–Workweek Rebounds; No Additional Wage Acceleration; Labor Participation Back to February
By Denny Gulino
WASHINGTON (MaceNews) – The August jobs report Friday had some bright spots amid a somewhat subdued landscape, with the three-month average payrolls growth slowed to 156,000 even with a new and sizable injection of Census workers.
The brightest spot was the way the unemployment rate held at 3.7% for the third month while the overall payrolls growth of 130,000 was a disappointment for most forecasters who agreed on an anticipated number at least 30,000 higher. Newly hired Census workers accounted for 25,000 of the total, moving the focus to private payrolls, up just 96,000.
The report, the last reading of the labor market before the mid-month Federal Open Market Committee meeting, seemed unlikely to alter the views already expressed by committee members, both those seeing a significant slowdown threat and those who think that threat is not serious enough to trigger another rate cut.
Downward revisions for July and June also detracted from the overall picture. The June payrolls total is now 178,000, smaller by 15,000. July is now 159,000, 5,000 less.
This year’s monthly average for payrolls is 158,000, with the latest three months decelerating to 156,000, a clear slowdown from last year’s average of 223,000.
The labor participation rate, with its two tenths August increase, was good news only at first glance. That improvement took it only back to where it was in January and February, 62.3%. A decade ago it had been up to 65.7.
Average hourly wages in August stayed stuck at an over-the-year increase of 3.2%, having failed to accelerate this year beyond the moderate rate that shows very little promise of ever getting back to the 4% range before the financial crisis despite the tight labor market. Adjusted for inflation that increase is cut in half, at 1.6% through July. Further adjusted for the past year’s workweek shrinkage, annual average hourly earnings advanced only 0.8% through July, the most recent figure.
The average workweek increased by a tenth of an hour in August, with utilities adding 0.4 of an hour after having been the biggest drag on July’s results with its tenth decline. The factory workweek rose by 0.2 yet factory overtime contracted by a tenth of an hour in August.
Manufacturing payrolls rose just 3,000 in August, generally in line with several other indicators although not showing the contraction signaled in the latest ISM and Markit momentum data point estimated by purchasing managers. Construction was close to flat and retail declined by 11,000.
Health care gained 24,000 jobs, below the 32,000 average for the past year. Financial jobs were up 15,000, half in insurance, a total ahead of the 9,300 annual monthly average.

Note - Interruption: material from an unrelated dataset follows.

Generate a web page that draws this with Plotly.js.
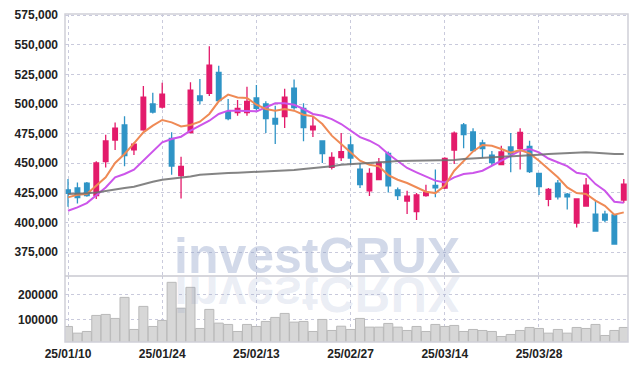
<!DOCTYPE html>
<html>
<head>
<meta charset="utf-8">
<script src="https://cdn.plot.ly/plotly-3.0.1.min.js"></script>
<style>
  html, body { margin: 0; padding: 0; background: #fff; }
  #chart { width: 637px; height: 370px; }
</style>
</head>
<body>
<div id="chart"></div>
<script>
const dates = [
  '25/01/10','25/01/13','25/01/14','25/01/15','25/01/16','25/01/17','25/01/20','25/01/21','25/01/22','25/01/23',
  '25/01/24','25/01/31','25/02/03','25/02/04','25/02/05','25/02/06','25/02/07','25/02/10','25/02/11','25/02/12',
  '25/02/13','25/02/14','25/02/17','25/02/18','25/02/19','25/02/20','25/02/21','25/02/24','25/02/25','25/02/26',
  '25/02/27','25/02/28','25/03/04','25/03/05','25/03/06','25/03/07','25/03/10','25/03/11','25/03/12','25/03/13',
  '25/03/14','25/03/17','25/03/18','25/03/19','25/03/20','25/03/21','25/03/24','25/03/25','25/03/26','25/03/27',
  '25/03/28','25/03/31','25/04/01','25/04/02','25/04/03','25/04/04','25/04/07','25/04/08','25/04/09','25/04/10'
];
const tickLabels = ['25/01/10','25/01/24','25/02/13','25/02/27','25/03/14','25/03/28'];

const openP = [
  427400,429100,433300,422600,451300,469600,482300,461400,478300,500000,
  497500,471000,439500,475800,506800,509000,526700,493500,492700,492700,
  505100,500000,487900,489300,513500,496300,478300,468800,446500,454700,
  465400,445100,426800,436100,458300,427400,418100,409100,422600,431300,
  429100,461200,482300,476400,467100,456900,448800,463700,462300,464300,
  441400,419500,433300,424000,399500,413900,407100,407100,406300,418900
];
const highP = [
  436700,433800,434100,451600,474100,484500,489600,467600,515200,509600,
  518000,476100,455500,518300,521100,548700,532400,504200,503400,514600,
  516000,502300,498600,512900,520600,500600,489600,468800,459200,475500,
  472700,449900,445700,454400,460000,429600,426800,424800,431900,444800,
  455000,476900,484000,479500,469900,460300,464800,475500,479500,469000,
  441400,429100,435800,424800,419800,437500,418400,409900,406300,436700
];
const lowP = [
  413300,416100,421700,419800,446500,461200,447400,456900,477500,492100,
  496300,440300,420300,475200,499700,506800,502300,486200,490100,490100,
  494400,475500,466200,479700,495200,468500,472100,450200,444800,451900,
  448800,429100,422300,436100,425400,418900,407100,402000,421700,421200,
  428200,449300,462600,460600,454400,447900,448800,442300,444800,441700,
  423200,413600,419500,411000,395800,413900,392200,400100,381200,416400
];
const closeP = [
  424600,420900,422600,450200,468800,479700,456400,466200,505900,493200,
  508400,447600,447400,511800,502800,532900,502800,487600,496300,502300,
  496300,487600,483100,505900,496900,480000,481400,458100,455000,459700,
  454400,431900,441400,450700,431000,422600,422300,423200,425400,429300,
  454100,475500,474100,460600,462300,450500,459500,457800,476100,442900,
  430200,427900,421700,421700,419800,431600,392700,402000,381800,432400
];
const ma5 = [
  421200,423400,424000,431000,438100,450200,457800,466800,476100,481700,
  486500,484500,481100,482300,485100,491600,502300,507900,505600,505100,
  499400,495800,494400,495800,494400,491000,489600,483100,473300,466200,
  459200,452100,448800,447400,440000,436100,433300,429600,426000,424800,
  431000,443700,452100,460000,465400,464800,462000,458900,461200,458300,
  452100,445100,438100,429600,424800,424000,418400,414100,406500,408500
];
const ma10 = [
  409900,412700,416400,422600,429600,438100,440900,444500,452100,459200,
  467600,470400,472400,477500,481700,485900,491600,494400,494400,493800,
  493800,497200,500600,500600,499400,495800,491600,490100,487300,483100,
  477500,472000,469000,464800,457800,452100,446000,442300,438600,435300,
  433800,438100,440900,441700,443700,447900,452100,455800,460600,462000,
  459200,454000,450500,447600,442000,440600,432400,426800,417500,416700
];
const ma60 = [
  424000,424000,424600,425400,426800,427700,429100,430200,432400,434400,
  436100,436900,438100,438900,440300,440900,441400,441700,442000,442300,
  442600,443100,443500,443900,444300,445200,446000,446500,447500,448800,
  449200,449600,450200,450700,451300,451900,452000,452100,452100,452200,
  452400,452700,453600,454000,454400,454700,455000,455500,456100,456700,
  457200,457800,458300,458600,458900,459200,458900,458300,457800,457800
];
const volume = [
  72000,45300,52000,116000,120000,104000,188000,60000,152000,72000,
  96000,248000,145000,228000,64000,140000,85300,80000,52000,80000,
  72000,92000,108000,124000,89300,92000,52000,100000,56000,73000,
  60000,104000,69300,69300,84000,69300,56000,72000,52000,80000,
  72000,76000,52000,60000,56000,52000,32000,40000,56000,68000,
  64000,45300,60000,45300,68000,64000,80000,36000,56000,68000
];
const watermark = 'investCRUX';

const UP = '#e31b6b';
const DOWN = '#2f94c6';
const tickFont = {family: 'Liberation Sans, Arial, sans-serif', size: 12, color: '#222', weight: 'bold'};
const gridColor = '#c9cadc';

const traces = [
  {type: 'bar', x: dates, y: volume, xaxis: 'x', yaxis: 'y2',
   marker: {color: '#d7d7d7', line: {color: '#b9b9b9', width: 1}}, hoverinfo: 'skip'},
  {type: 'scatter', mode: 'lines', x: dates, y: ma10, xaxis: 'x', yaxis: 'y',
   line: {color: '#cc55ea', width: 2}, hoverinfo: 'skip'},
  {type: 'scatter', mode: 'lines', x: dates, y: ma5, xaxis: 'x', yaxis: 'y',
   line: {color: '#ef8a55', width: 2}, hoverinfo: 'skip'},
  {type: 'candlestick', x: dates, open: openP, high: highP, low: lowP, close: closeP,
   xaxis: 'x', yaxis: 'y',
   increasing: {line: {color: UP, width: 1.3}, fillcolor: UP},
   decreasing: {line: {color: DOWN, width: 1.3}, fillcolor: DOWN},
   whiskerwidth: 0, hoverinfo: 'skip'},
  {type: 'scatter', mode: 'lines', x: dates, y: ma60, xaxis: 'x', yaxis: 'y',
   line: {color: 'rgba(110,110,110,0.85)', width: 2}, hoverinfo: 'skip'}
];

const splitFrac = 0.201;
const layout = {
  width: 637, height: 370,
  margin: {l: 65, r: 9, t: 14, b: 28, pad: 0},
  paper_bgcolor: '#fff', plot_bgcolor: '#fff',
  showlegend: false, hovermode: false, bargap: 0.04,
  xaxis: {
    type: 'category', range: [-0.32, 59.45], anchor: 'y2',
    tickvals: tickLabels, ticktext: tickLabels,
    showgrid: true, gridcolor: gridColor, griddash: 'dot', gridwidth: 1,
    ticks: '', ticklabelstandoff: 3, tickfont: tickFont, showline: false, zeroline: false,
    rangeslider: {visible: false}, fixedrange: true
  },
  yaxis: {
    domain: [splitFrac, 1], range: [354750, 576000], dtick: 25000, tick0: 0,
    tickformat: ',d', showgrid: true, gridcolor: gridColor, griddash: 'dot',
    ticks: '', ticklabelstandoff: 6, tickfont: tickFont, zeroline: false, showline: false
  },
  yaxis2: {
    domain: [0, splitFrac], range: [10000, 273000], dtick: 100000, tick0: 0,
    tickformat: 'd', showgrid: true, gridcolor: gridColor, griddash: 'dot',
    ticks: '', ticklabelstandoff: 6, tickfont: tickFont, zeroline: false, showline: false
  },
  shapes: [
    {type: 'rect', xref: 'paper', yref: 'paper', x0: 0, x1: 1, y0: 0, y1: 1,
     line: {color: '#d0d0d8', width: 1.5}},
    {type: 'line', xref: 'paper', yref: 'paper', x0: 0, x1: 1, y0: splitFrac, y1: splitFrac,
     line: {color: '#c8c8d0', width: 1.5}}
  ],
  annotations: [
    {text: watermark, xref: 'paper', yref: 'paper', x: 0.447, y: 0.17, xanchor: 'center', yanchor: 'bottom',
     showarrow: false, font: {family: 'Liberation Sans, Arial, sans-serif', size: 50, weight: 'bold', color: 'rgba(130,150,195,0.36)'}},
    {text: watermark, xref: 'paper', yref: 'paper', x: 0.447, y: 0.17, xanchor: 'center', yanchor: 'bottom',
     showarrow: false, font: {family: 'Liberation Sans, Arial, sans-serif', size: 50, weight: 'bold', color: 'rgba(130,150,195,0.17)'}}
  ]
};

Plotly.newPlot('chart', traces, layout, {staticPlot: true, displayModeBar: false}).then(function () {
  const anns = document.querySelectorAll('#chart .annotation');
  if (anns.length > 1) {
    const main = anns[0].querySelector('text');
    let m = 274;
    if (main) {
      const r = main.getBoundingClientRect();
      const svgR = document.querySelector('#chart .main-svg').getBoundingClientRect();
      m = r.bottom - svgR.top - 50 * 0.212 + 1.5;
    }
    anns[1].setAttribute('transform', 'translate(0,' + (2 * m) + ') scale(1,-1)');
  }
});
</script>
</body>
</html>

The core category for business development, the professional and business services segment, has maintained its energy better than most, increasing by 37,000 in August, above its monthly average for this year but 10,000 below the average for last year. Computer and management related jobs were heavy contributors.
Those employed showed a healthy 590,000 increase for the month while those unemployed stayed around 6 million.
Thursday’s initial jobless benefit claims numbers, more recent that those generated by the monthly jobs report snapshot, showed an increase to 217,000 for the latest week, the highest in only four weeks and suggesting layoffs have not begun to reflect any overall slowdown in economic activity. Wednesday’s Federal Reserve Beige Book survey of economic activity likewise contained no new danger signs although a pace of improvement that remained modest to moderate.